Copy the data that follows exactly. Include no pictures.
** start Given information **
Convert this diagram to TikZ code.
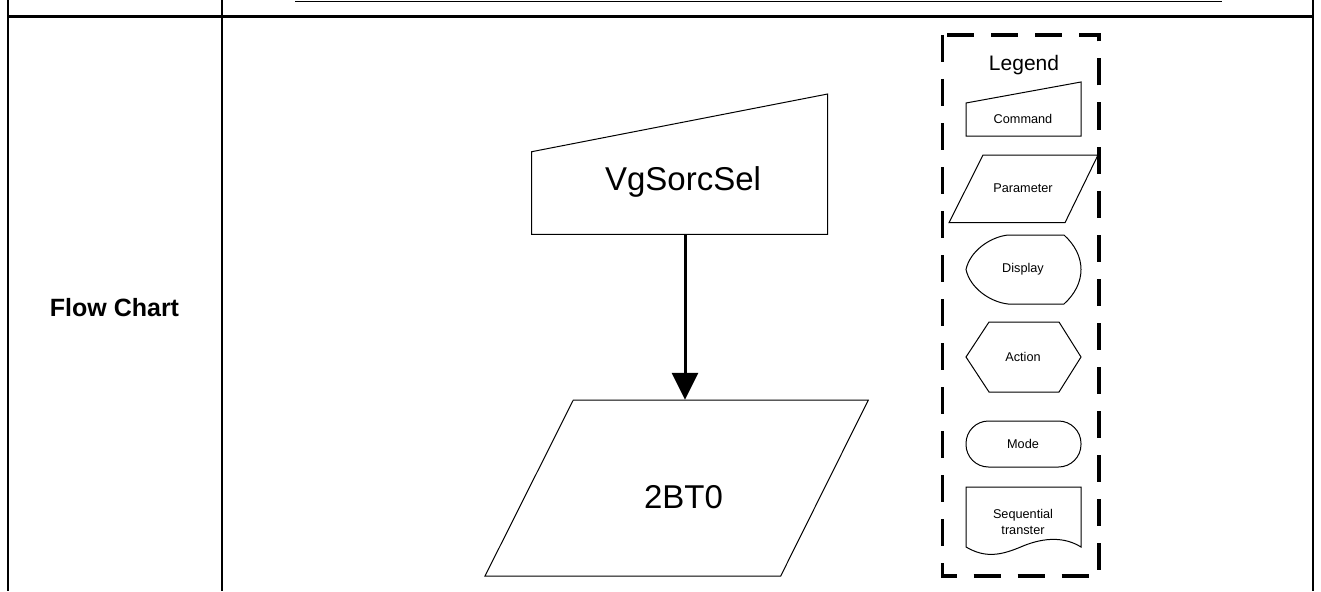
\documentclass[tikz,border=0pt]{standalone}
\usepackage{fontspec}
\setmainfont{Liberation Sans}
\usetikzlibrary{arrows.meta}
\begin{document}
\begin{tikzpicture}[x=1pt,y=-1pt,
  tabline/.style={line width=2pt,black},
  shapeline/.style={line width=1pt,black,line join=miter},
  legendbox/.style={line width=3.6pt,black,dash pattern=on 27pt off 17pt},
  box/.style={draw=none,inner sep=0pt,minimum width=10pt},
  bigtxt/.style={inner sep=0pt,font=\fontsize{33}{38}\selectfont},
  smalltxt/.style={inner sep=0pt,align=center,font=\fontsize{12.7}{16}\selectfont},
  flowarrow/.style={line width=3pt,-{Triangle[width=26pt,length=27pt]}}]
\useasboundingbox (0,0) rectangle (1321,591);
% table
\draw[tabline] (8,0) -- (8,591);
\draw[tabline] (222,0) -- (222,591);
\draw[tabline] (1313,0) -- (1313,591);
\draw[line width=3pt] (7,17) -- (1314,17);
\draw[line width=1.5pt] (295,1.5) -- (1222,1.5);
\node[inner sep=0pt,font=\fontsize{25}{30}\selectfont\bfseries] (fc) at (114.5,307.5) {Flow Chart};
% main command shape
\draw[shapeline] (531.7,234.3) -- (827.7,234.3) -- (827.7,94) -- (531.7,151.7) -- cycle;
\node[box,minimum height=82.6pt] (cmd) at (685,193) {};
\node[bigtxt] (cmdtxt) at (683,182) {VgSorcSel};
% main parameter shape
\draw[shapeline] (573.3,400) -- (868.3,400) -- (780.7,576) -- (485,576) -- cycle;
\node[box,minimum height=176pt] (par) at (685,488) {};
\node[bigtxt] (partxt) at (683.5,497) {2BT0};
\draw[flowarrow] (cmd.south) -- (par.north);
% legend
\draw[legendbox] (942.5,35) rectangle (1099,576);
\node[inner sep=0pt,font=\fontsize{21}{25}\selectfont] (leg) at (1024,65.5) {Legend};
\draw[shapeline] (966,136) -- (1081,136) -- (1081,82) -- (966,103) -- cycle;
\node[smalltxt] (lcmd) at (1023,119) {Command};
\draw[shapeline] (983,155) -- (1098,155) -- (1065,222.7) -- (949,222.7) -- cycle;
\node[smalltxt] (lpar) at (1023,188.5) {Parameter};
\draw[shapeline] (1008,235) -- (1064,235)
  .. controls (1075,245) and (1081,257) .. (1081,269.5)
  .. controls (1081,282) and (1075,294) .. (1064,304)
  -- (1008,304)
  .. controls (990,302) and (970,288) .. (966,269.5)
  .. controls (970,251) and (990,237) .. (1008,235) -- cycle;
\node[smalltxt] (ldis) at (1023,269.5) {Display};
\draw[shapeline] (966,357) -- (989,322) -- (1059,322) -- (1081,357) -- (1059,392) -- (989,392) -- cycle;
\node[smalltxt] (lact) at (1023,357) {Action};
\draw[shapeline,rounded corners=22.5pt] (966,421) rectangle (1081,467);
\node[smalltxt] (lmode) at (1023,444) {Mode};
\draw[shapeline] (966,487) -- (1081,487) -- (1081,547)
  .. controls (1065,537) and (1045,537) .. (1023,546)
  .. controls (1000,556) and (985,558) .. (966,547) -- cycle;
\node[smalltxt] (lseq) at (1023,522) {Sequential\\transter};
\end{tikzpicture}
\end{document}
** end Given information **
» **Answer to this task**
Convert this diagram to TikZ code.
\documentclass[tikz,border=0pt]{standalone}
\usepackage{fontspec}
\setmainfont{Liberation Sans}
\usetikzlibrary{arrows.meta}
\begin{document}
\begin{tikzpicture}[x=1pt,y=-1pt,
  tabline/.style={line width=2pt,black},
  shapeline/.style={line width=1pt,black,line join=miter},
  legendbox/.style={line width=3.6pt,black,dash pattern=on 27pt off 17pt},
  box/.style={draw=none,inner sep=0pt,minimum width=10pt},
  bigtxt/.style={inner sep=0pt,font=\fontsize{33}{38}\selectfont},
  smalltxt/.style={inner sep=0pt,align=center,font=\fontsize{12.7}{16}\selectfont},
  flowarrow/.style={line width=3pt,-{Triangle[width=26pt,length=27pt]}}]
\useasboundingbox (0,0) rectangle (1321,591);
% table
\draw[tabline] (8,0) -- (8,591);
\draw[tabline] (222,0) -- (222,591);
\draw[tabline] (1313,0) -- (1313,591);
\draw[line width=3pt] (7,17) -- (1314,17);
\draw[line width=1.5pt] (295,1.5) -- (1222,1.5);
\node[inner sep=0pt,font=\fontsize{25}{30}\selectfont\bfseries] (fc) at (114.5,307.5) {Flow Chart};
% main command shape
\draw[shapeline] (531.7,234.3) -- (827.7,234.3) -- (827.7,94) -- (531.7,151.7) -- cycle;
\node[box,minimum height=82.6pt] (cmd) at (685,193) {};
\node[bigtxt] (cmdtxt) at (683,182) {VgSorcSel};
% main parameter shape
\draw[shapeline] (573.3,400) -- (868.3,400) -- (780.7,576) -- (485,576) -- cycle;
\node[box,minimum height=176pt] (par) at (685,488) {};
\node[bigtxt] (partxt) at (683.5,497) {2BT0};
\draw[flowarrow] (cmd.south) -- (par.north);
% legend
\draw[legendbox] (942.5,35) rectangle (1099,576);
\node[inner sep=0pt,font=\fontsize{21}{25}\selectfont] (leg) at (1024,65.5) {Legend};
\draw[shapeline] (966,136) -- (1081,136) -- (1081,82) -- (966,103) -- cycle;
\node[smalltxt] (lcmd) at (1023,119) {Command};
\draw[shapeline] (983,155) -- (1098,155) -- (1065,222.7) -- (949,222.7) -- cycle;
\node[smalltxt] (lpar) at (1023,188.5) {Parameter};
\draw[shapeline] (1008,235) -- (1064,235)
  .. controls (1075,245) and (1081,257) .. (1081,269.5)
  .. controls (1081,282) and (1075,294) .. (1064,304)
  -- (1008,304)
  .. controls (990,302) and (970,288) .. (966,269.5)
  .. controls (970,251) and (990,237) .. (1008,235) -- cycle;
\node[smalltxt] (ldis) at (1023,269.5) {Display};
\draw[shapeline] (966,357) -- (989,322) -- (1059,322) -- (1081,357) -- (1059,392) -- (989,392) -- cycle;
\node[smalltxt] (lact) at (1023,357) {Action};
\draw[shapeline,rounded corners=22.5pt] (966,421) rectangle (1081,467);
\node[smalltxt] (lmode) at (1023,444) {Mode};
\draw[shapeline] (966,487) -- (1081,487) -- (1081,547)
  .. controls (1065,537) and (1045,537) .. (1023,546)
  .. controls (1000,556) and (985,558) .. (966,547) -- cycle;
\node[smalltxt] (lseq) at (1023,522) {Sequential\\transter};
\end{tikzpicture}
\end{document}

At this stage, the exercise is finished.